Aerospace manufacturer till waiting on word on federal funding of $1 billion.

September 6, 2016   by CP STAFF

CSeries FTV2 during a test flight. Photo: Bombardier

CSeries FTV2 during a test flight.
Photo: Bombardier

MONTREAL — Bombardier has received the final installment of Quebec’s US$1-billion investment in the company’s CSeries commercial jet program.

The Montreal-based company announced on June 23 that the province would own 49.5% of a new limited partnership with all the assets, liabilities and obligations of the CSeries aircraft program, including larger versions of the plane beyond the CS100 and CS300 should they be developed.

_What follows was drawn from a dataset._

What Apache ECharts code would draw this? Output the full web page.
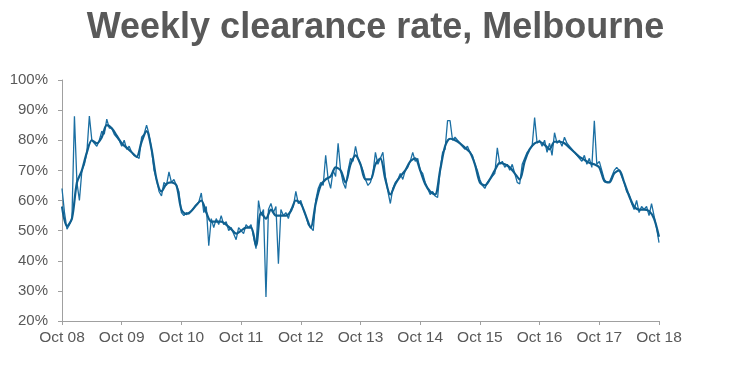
<!DOCTYPE html>
<html>
<head>
<meta charset="utf-8">
<script src="https://cdn.jsdelivr.net/npm/echarts@6/dist/echarts.min.js"></script>
<style>
html,body{margin:0;padding:0;background:#fff;}
#c{width:751px;height:375px;}
</style>
</head>
<body>
<div id="c"></div>
<script>
// Tick labels on the x axis (one per year, Oct 2008 .. Oct 2018)
const tickLabels = ["Oct 08","Oct 09","Oct 10","Oct 11","Oct 12","Oct 13","Oct 14","Oct 15","Oct 16","Oct 17","Oct 18"];

// Weekly clearance rate (%) read at half-month steps from Oct 2008
const weeklyRate = [
  64,56,50.5,52,54,88,66,60,70,72,76,88,80,79,78,80,83,82,87,84,84,82,81,80,
  78,80,77,78,76,75,74.5,74,81,82,85,82,77,70,67,63,61.5,66,65,69.5,66,67,65,63,
  56,55,56,55.5,56.5,57.5,58.5,59.5,62.5,56,58,45,54,51,54,52,55,52,53,50,51,49,47,51,
  50,49,52,51,52,48,44,60,55,57,28,57,59,56,58,39,57,55,56,54,57,58,63,59,
  60,57,55,52,51,50,60,64,66,65,75,67,64,70,68,79,70,66,64,70,74,73,78,74,
  72,70,67,65,66,69,76,72,74,76,68,63,59,64,66,67,69,67,70,71,73,76,73,74,
  70,69,66,64,62,63,61.5,61,70,76,77,86.5,86.5,80,81,80,79,78,77,78,76,75,72,70,
  67,65,64,66,67,68,69,77.5,72,73,71,72,70,72,69,66,65.5,72,74,76,77,78,87.5,79,
  80,78,80,76,79,75,82.5,79,80,78,81,79,78,77,76,75,74,73,75,72,74,71,86.5,72,
  73,70,67,66,66,68,70,71,70,68,66,63,62,59,57,60,56,58,57,58,55,59,55,51,46
];

// Smoothed clearance rate (%) read at monthly steps from Oct 2008
const smoothedRate = [
  58,51.5,54,66,70,76,80,79,81,85,84,81.5,
  79,77.5,76,74.5,79.5,83,77,67,63,65.5,66,65,
  57,55.5,56.5,58.5,60,56,53,53,53,52,50.5,49,
  50,51,51,45,56,54,57,55,55,55,56.5,60,
  59,55,51,59,65,67,68,71,70,66,72,75,
  72,67,67,72,74,67,62,65.5,68,70,73,74,
  70,65.5,63,62,70,78,80.5,80,79,77.5,76,72,
  66,65,67,70,72.5,72,71,69,67,73,77,79,
  79.5,78.5,77,79.5,79.5,79,77.5,76,74.5,73.5,72.5,72,
  71,66.5,66,69,70,66,61.5,58,57,57,56.5,54,48
];

const weeklyData = weeklyRate.map((v, i) => [i / 24, v]);
const smoothData = smoothedRate.map((v, i) => [i / 12, v]);

const chart = echarts.init(document.getElementById('c'), null, {renderer: 'canvas'});
const axisColor = '#a0a0a0';
const textColor = '#595959';
const font = '"Liberation Sans", Arial, sans-serif';

chart.setOption({
  backgroundColor: '#ffffff',
  animation: false,
  title: {
    text: 'Weekly clearance rate, Melbourne',
    left: 'center',
    top: 5,
    textStyle: {fontSize: 36, fontWeight: 'bold', color: textColor, fontFamily: font}
  },
  grid: {left: 62, right: 92, top: 80, bottom: 54, containLabel: false},
  xAxis: {
    type: 'value',
    min: 0, max: 10, interval: 1,
    axisLine: {show: true, lineStyle: {color: axisColor, width: 1}},
    axisTick: {show: true, length: 4, lineStyle: {color: axisColor}},
    splitLine: {show: false},
    axisLabel: {
      color: textColor, fontSize: 15.5, fontFamily: font, margin: 9,
      formatter: v => tickLabels[Math.round(v)] || ''
    }
  },
  yAxis: {
    type: 'value',
    min: 20, max: 100, interval: 10,
    axisLine: {show: true, lineStyle: {color: axisColor, width: 1}},
    axisTick: {show: true, length: 4, lineStyle: {color: axisColor}},
    splitLine: {show: false},
    axisLabel: {color: textColor, fontSize: 15, fontFamily: font, margin: 14, formatter: '{value}%'}
  },
  series: [
    {
      type: 'line', data: weeklyData, symbol: 'none',
      lineStyle: {color: '#1b6fa3', width: 1.3}
    },
    {
      type: 'line', data: smoothData, symbol: 'none', smooth: 0.3,
      lineStyle: {color: '#0f5f8f', width: 2.2}
    }
  ]
});
</script>
</body>
</html>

Bombardier received the first $500-million installment of the provincial investment a week later on June 30, providing the company with funds as it builds the CSeries planes ordered by airlines and other customers.

As a result of the final payment, completed on Sept. 1 as planned, the province’s Investissement Quebec received warrants that are exchangeable for 50 million Bombardier class B shares.

Quebec’s financial support comes as the one year anniversary approaches on Bombardier’s request to Ottawa for US$1 billion of funding.

Ottawa has reportedly pushed Bombardier to change its voting structure, something the founding family that controls the company through multiple voting shares has said it has no intention of doing.

Bombardier said it’s not disappointed that discussions have taken so long.

“We always knew these discussions were complex and they were going to take some time and we understand it’s important for both parties to find a winning solution so we’re focusing on that,” said spokesman Simon Letendre.

The delivery of the first CS100 to Swiss International Air Lines was made at the end of June, followed by a second in mid-August.

Bombardier has received 370 firm orders for the CS100 and the larger CS300 with up to 160 seats, plus 380 options and expressions of interest.

The first CS300 plane is slated to be delivered to airBaltic of Latvia later this year.

The CSeries program is 2 1/2 years behind schedule and at least US$2 billion above cost estimates but Bombardier says its size and fuel efficiency will enable it to operate on routes that were previously not profitable for airlines.